Importance of the Ratio

A higher claim ratio bodes well for policyholders, as it signifies that the insurance company successfully meets the various claims made by its customers. This is also beneficial for the service provider, as it generates higher trust levels among potential buyers.

However, a higher ratio signifies lower profitability for the insurer. The insurance company earns lower margins because a higher percent of the premiums is used for settling claims. An incurred ratio exceeding 100 percent implies the company is using reserves to pay the claims, which can be detrimental in the longer term.

Factors to be Considered

The incurred claims ratio is a good measure for the performance of an insurance provider. However, it does not provide the larger picture and analyzing certain other factors will be more beneficial.

·         Time taken for settlement – The ratio measures the settled claims against the total premium collection.
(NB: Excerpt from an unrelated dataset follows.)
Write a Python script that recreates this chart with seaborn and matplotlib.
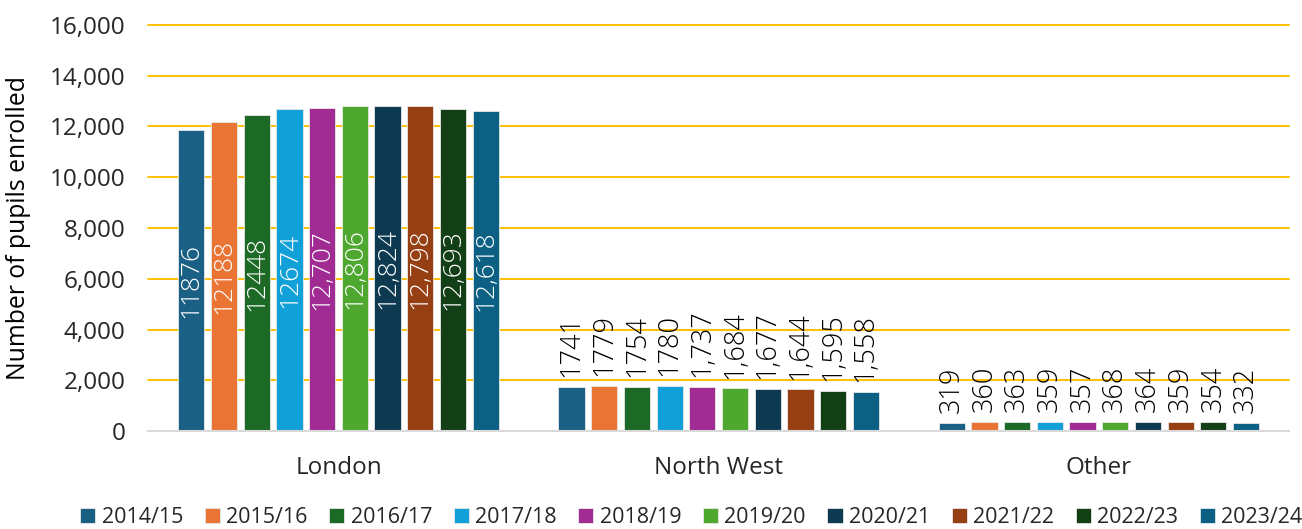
import matplotlib
matplotlib.use("Agg")
import matplotlib.pyplot as plt
import seaborn as sns
import pandas as pd

regions = ["London", "North West", "Other"]
years = ["2014/15", "2015/16", "2016/17", "2017/18", "2018/19",
         "2019/20", "2020/21", "2021/22", "2022/23", "2023/24"]
london = [11876, 12188, 12448, 12674, 12707, 12806, 12824, 12798, 12693, 12618]
north_west = [1741, 1779, 1754, 1780, 1737, 1684, 1677, 1644, 1595, 1558]
other = [319, 360, 363, 359, 357, 368, 364, 359, 354, 332]
london_labels = ["11876", "12188", "12448", "12674", "12,707", "12,806", "12,824", "12,798", "12,693", "12,618"]
nw_labels = ["1741", "1779", "1754", "1780", "1,737", "1,684", "1,677", "1,644", "1,595", "1,558"]
other_labels = ["319", "360", "363", "359", "357", "368", "364", "359", "354", "332"]
yticks = [0, 2000, 4000, 6000, 8000, 10000, 12000, 14000, 16000]
colors = ["#1A5F84", "#E97434", "#1D6A27", "#12A0D8", "#A02B93",
          "#4EA72E", "#0E3A51", "#963F13", "#133F17", "#0B6083"]

rows = []
for i, y in enumerate(years):
    rows.append({"region": "London", "year": y, "value": london[i]})
    rows.append({"region": "North West", "year": y, "value": north_west[i]})
    rows.append({"region": "Other", "year": y, "value": other[i]})
df = pd.DataFrame(rows)

sns.set_theme(style="white")
plt.rcParams["font.family"] = ["Open Sans", "DejaVu Sans"]

fig = plt.figure(figsize=(13.02, 5.29), dpi=100)
ax = fig.add_axes([0.114, 0.185, 0.876, 0.768])

sns.barplot(data=df, x="region", y="value", hue="year", order=regions,
            hue_order=years, palette=colors, saturation=1, width=0.86, gap=0.2,
            edgecolor="#E8E8E8", linewidth=0.6, ax=ax, legend=True, zorder=3)

ax.set_ylim(0, 16000)
ax.set_xlim(-0.5, 2.5)
ax.set_yticks(yticks)
ax.set_yticklabels([f"{v:,}" for v in yticks], fontsize=17.5, color="#262626")
ax.tick_params(axis="x", labelsize=17.5, length=0, pad=18, colors="#262626")
ax.tick_params(axis="y", length=0, pad=16.5)
ax.set_xlabel("")
ax.set_ylabel("Number of pupils enrolled", fontsize=17.8, color="black")
ax.yaxis.set_label_coords(-0.103, 0.5)
ax.yaxis.grid(True, color="#FFC000", linewidth=1.4, zorder=0)
for gl in ax.yaxis.get_gridlines():
    gl.set_clip_on(False)
ax.set_axisbelow(True)
for s in ["top", "right", "left"]:
    ax.spines[s].set_visible(False)
ax.spines["bottom"].set_color("#D9D9D9")
ax.spines["bottom"].set_linewidth(1.5)
ax.spines["bottom"].set_zorder(4)

for i, cont in enumerate(ax.containers):
    for j, bar in enumerate(cont):
        labs = [london_labels, nw_labels, other_labels][j]
        val = [london, north_west, other][j][i]
        x = bar.get_x() + bar.get_width() / 2
        if j == 0:
            ax.text(x, val / 2, labs[i], rotation=90, ha="center", va="center",
                    color="white", fontsize=19, fontweight="light", zorder=5)
        else:
            ax.annotate(labs[i], (x, val), xytext=(0, 7), textcoords="offset points",
                        rotation=90, ha="center", va="bottom", color="black",
                        fontsize=19.5, fontweight="light", zorder=5)

handles, lbls = ax.get_legend_handles_labels()
ax.legend_.remove()
fig.legend(handles, lbls, loc="lower center", bbox_to_anchor=(0.531, -0.035), ncol=10,
           frameon=False, fontsize=15.5, handlelength=0.7, handleheight=0.7,
           handletextpad=0.3, columnspacing=1.0, labelcolor="#262626")

fig.savefig("out.png", dpi=100)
It is possible that even if the ratio is high, the time taken for the actual settlement may be lengthy, spanning several months. Moreover, the claims procedure may be complex and tedious for customers.

·         Initial lower earnings – Start-up insurance providers may not earn higher premiums during their initial years of operation. Moreover, the claims made during this period may also be higher and the ratio could therefore be over 100 percent. However, analyzing and interpreting the ratio of just the initial operative years would result in what may be an inaccurate perception of the company as being loss-making.

As a policyholder, it is important for you to understand ‘what is claim ratio, as this will put you in a better position to decide on a suitable insurance provider. After all, your insurer is just as big a consideration as the specific policy you choose.